The Auditor General (sometimes styled Comptroller and Auditor General, or Auditor-General) is the head of a country's supreme audit institution (SAI). The role exists in most Westminster-style democracies and in many other systems, and its core function is to provide independent assurance to the legislature—and through it, the public—that government revenues have been properly collected and public money lawfully and efficiently spent.
Auditors General typically conduct three kinds of work:
- Financial audits of departmental accounts and consolidated government statements.
- Compliance audits checking whether spending followed appropriations and statute.
- Performance (or value-for-money) audits examining whether programs achieve economy, efficiency, and effectiveness.
To safeguard independence, the office is usually established by constitution or statute, the holder is appointed for a fixed non-renewable term, and removal generally requires an address from the legislature. Reports are tabled in parliament and are then commonly examined by a Public Accounts Committee (PAC), which questions accounting officers on the findings.

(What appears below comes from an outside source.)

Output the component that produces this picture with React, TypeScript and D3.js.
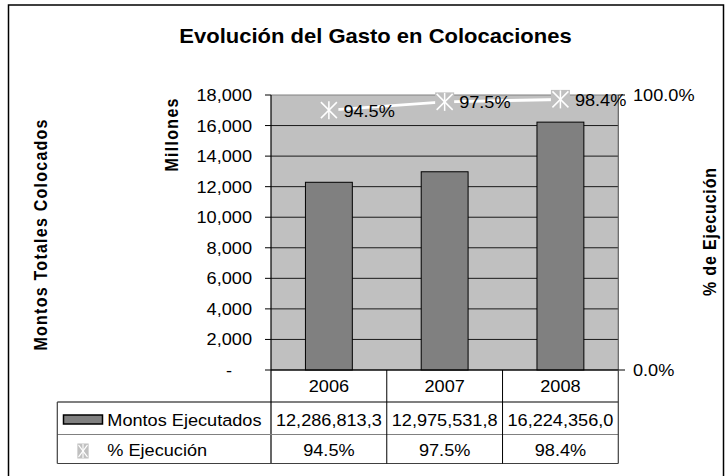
import React from "react";
import * as d3 from "d3";

const categories = ["2006", "2007", "2008"];
const montos = [12286.8133, 12975.5318, 16224.356]; // millones
const montosLabels = ["12,286,813,3", "12,975,531,8", "16,224,356,0"];
const ejecucion = [94.5, 97.5, 98.4];
const ejecucionLabels = ["94.5%", "97.5%", "98.4%"];
const yTicks = [0, 2000, 4000, 6000, 8000, 10000, 12000, 14000, 16000, 18000];
const y2Ticks = [0, 100];

const W = 725;
const H = 476;
const FONT = "'Liberation Sans', Arial, Helvetica, sans-serif";
const SX = 1.1;
const FS = 16.5;

type TP = {
  x: number;
  y: number;
  anchor?: "start" | "middle" | "end";
  size?: number;
  weight?: string;
  rot?: boolean;
  len?: number;
  children: React.ReactNode;
};

function T({ x, y, anchor = "start", size = FS, weight = "normal", rot = false, len, children }: TP) {
  const tf = `translate(${x},${y}) scale(${SX},1)${rot ? " rotate(-90)" : ""}`;
  const extra: any = len ? { textLength: len, lengthAdjust: "spacing" } : {};
  return (
    <text transform={tf} textAnchor={anchor} fontSize={size} fontWeight={weight} fontFamily={FONT} fill="#000" {...extra}>
      {children}
    </text>
  );
}

function Star({ cx, cy, s }: { cx: number; cy: number; s: number }) {
  const h = s / 2;
  const a = h - 1.5;
  return (
    <g>
      <rect x={cx - h} y={cy - h} width={s} height={s} fill="#c0c0c0" />
      <line x1={cx - a} y1={cy - a} x2={cx + a} y2={cy + a} stroke="#fff" strokeWidth={1.5} />
      <line x1={cx - a} y1={cy + a} x2={cx + a} y2={cy - a} stroke="#fff" strokeWidth={1.5} />
      <line x1={cx} y1={cy - h + 0.5} x2={cx} y2={cy + h - 0.5} stroke="#fff" strokeWidth={1.5} />
    </g>
  );
}

export default function App() {
  const left = 271;
  const right = 618.3;
  const top = 95;
  const bottom = 370;
  const rowTop1 = 402;
  const rowTop2 = 434.5;
  const tableBottom = 463.5;
  const legendLeft = 57.3;

  const x = d3.scaleBand<string>().domain(categories).range([left, right]).padding(0);
  const bw = x.bandwidth();
  const barW = bw * 0.405;
  const y = d3.scaleLinear().domain([0, 18000]).range([bottom, top]);
  const y2 = d3.scaleLinear().domain([0, 100]).range([bottom, top]);
  const cx = (c: string) => (x(c) as number) + bw / 2;

  const line = d3
    .line<number>()
    .x((_, i) => cx(categories[i]))
    .y((d) => y2(d));

  const fmt = d3.format(",");

  return (
    <svg width={W} height={H} style={{ position: "absolute", left: 0, top: 0, background: "#fff" }}>
      {/* outer border */}
      <rect x={8.5} y={5} width={715} height={490} fill="#fff" stroke="#000" strokeWidth={1.5} />

      {/* title */}
      <T x={375.5} y={43.3} anchor="middle" size={20} weight="bold">
        Evolución del Gasto en Colocaciones
      </T>

      {/* plot area */}
      <rect x={left} y={top} width={right - left} height={bottom - top} fill="#c0c0c0" />
      {yTicks.map((t) => (
        <line key={t} x1={left} x2={right} y1={y(t)} y2={y(t)} stroke={t === 18000 ? "#808080" : "#1a1a1a"} strokeWidth={1} />
      ))}
      <line x1={right} x2={right} y1={top} y2={bottom} stroke="#606060" strokeWidth={1.2} />

      {/* bars */}
      {montos.map((v, i) => (
        <rect
          key={i}
          x={cx(categories[i]) - barW / 2}
          y={y(v)}
          width={barW}
          height={bottom - y(v)}
          fill="#808080"
          stroke="#000"
          strokeWidth={1}
        />
      ))}

      {/* line series */}
      <path d={line(ejecucion) || ""} fill="none" stroke="#fff" strokeWidth={3} />
      {ejecucion.map((v, i) => (
        <Star key={i} cx={cx(categories[i])} cy={y2(v)} s={19} />
      ))}
      {ejecucion.map((v, i) => (
        <T key={i} x={cx(categories[i]) + 14.5} y={y2(v) + 6.5}>
          {ejecucionLabels[i]}
        </T>
      ))}

      {/* left axis */}
      <line x1={left} x2={left} y1={top} y2={tableBottom} stroke="#000" strokeWidth={1.2} />
      {yTicks.map((t) => (
        <g key={t}>
          <line x1={265} x2={left} y1={y(t)} y2={y(t)} stroke="#000" strokeWidth={1} />
          {t === 0 ? (
            <T x={232} y={y(t) + 6} anchor="end">-</T>
          ) : (
            <T x={252} y={y(t) + 6} anchor="end">{fmt(t)}</T>
          )}
        </g>
      ))}

      {/* right axis */}
      {y2Ticks.map((t) => (
        <g key={t}>
          <line x1={right} x2={625} y1={y2(t)} y2={y2(t)} stroke="#000" strokeWidth={1} />
          <T x={633} y={y2(t) + 6}>{d3.format(".1f")(t) + "%"}</T>
        </g>
      ))}

      {/* axis titles */}
      <T x={46.5} y={235} anchor="middle" size={16} weight="bold" rot len={231}>
        Montos Totales Colocados
      </T>
      <T x={178} y={135} anchor="middle" size={16} weight="bold" rot len={73}>
        Millones
      </T>
      <T x={716} y={232} anchor="middle" size={16} weight="bold" rot len={128}>
        % de Ejecución
      </T>

      {/* data table */}
      <line x1={left} x2={right} y1={bottom} y2={bottom} stroke="#000" strokeWidth={1} />
      <line x1={legendLeft} x2={right} y1={rowTop1} y2={rowTop1} stroke="#000" strokeWidth={1.2} />
      <line x1={legendLeft} x2={right} y1={rowTop2} y2={rowTop2} stroke="#808080" strokeWidth={1.2} />
      <line x1={legendLeft} x2={right} y1={tableBottom} y2={tableBottom} stroke="#404040" strokeWidth={1.2} />
      <line x1={legendLeft} x2={legendLeft} y1={rowTop1} y2={tableBottom} stroke="#404040" strokeWidth={1.2} />
      <line x1={right} x2={right} y1={bottom} y2={tableBottom} stroke="#404040" strokeWidth={1.2} />
      {categories.slice(1).map((c) => (
        <line key={c} x1={x(c) as number} x2={x(c) as number} y1={bottom} y2={tableBottom} stroke="#000" strokeWidth={1} />
      ))}
      {categories.map((c, i) => (
        <g key={c}>
          <T x={cx(c)} y={392} anchor="middle">{c}</T>
          <T x={cx(c)} y={426} anchor="middle">{montosLabels[i]}</T>
          <T x={cx(c)} y={456} anchor="middle">{ejecucionLabels[i]}</T>
        </g>
      ))}

      {/* legend keys */}
      <rect x={63.5} y={415} width={39} height={9} fill="#808080" stroke="#000" strokeWidth={1.5} />
      <T x={107.3} y={426}>Montos Ejecutados</T>
      <g transform="translate(83,451) scale(0.75,1)">
        <Star cx={0} cy={0} s={15} />
      </g>
      <T x={107.3} y={456}>% Ejecución</T>
    </svg>
  );
}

Examples vary by jurisdiction. In the United Kingdom, the Comptroller and Auditor General heads the National Audit Office and reports to the House of Commons. In Canada, the Office of the Auditor General reports to Parliament and has produced influential reports on issues ranging from the sponsorship program to Indigenous services. India's Comptroller and Auditor General is established under Articles 148–151 of the Constitution. Australia, South Africa, Kenya, Ghana, New Zealand, and many others maintain comparable offices. At the international level, SAIs cooperate through INTOSAI (the International Organisation of Supreme Audit Institutions), founded in 1953, and follow professional standards known as the ISSAIs.
For researchers and MUN delegates, Auditor General reports are a valuable, often underused source of evidence on implementation gaps, procurement failures, and the gap between policy announcements and delivery. They are public documents and typically searchable on the relevant SAI's website.
Example
In 2004, Canada's Auditor General Sheila Fraser tabled a report on the federal sponsorship program that triggered the Gomery Commission of inquiry.
Frequently asked questions
In most systems the Auditor General reports directly to the legislature, not to the executive, which is what preserves the office's independence from the ministers whose spending is being audited.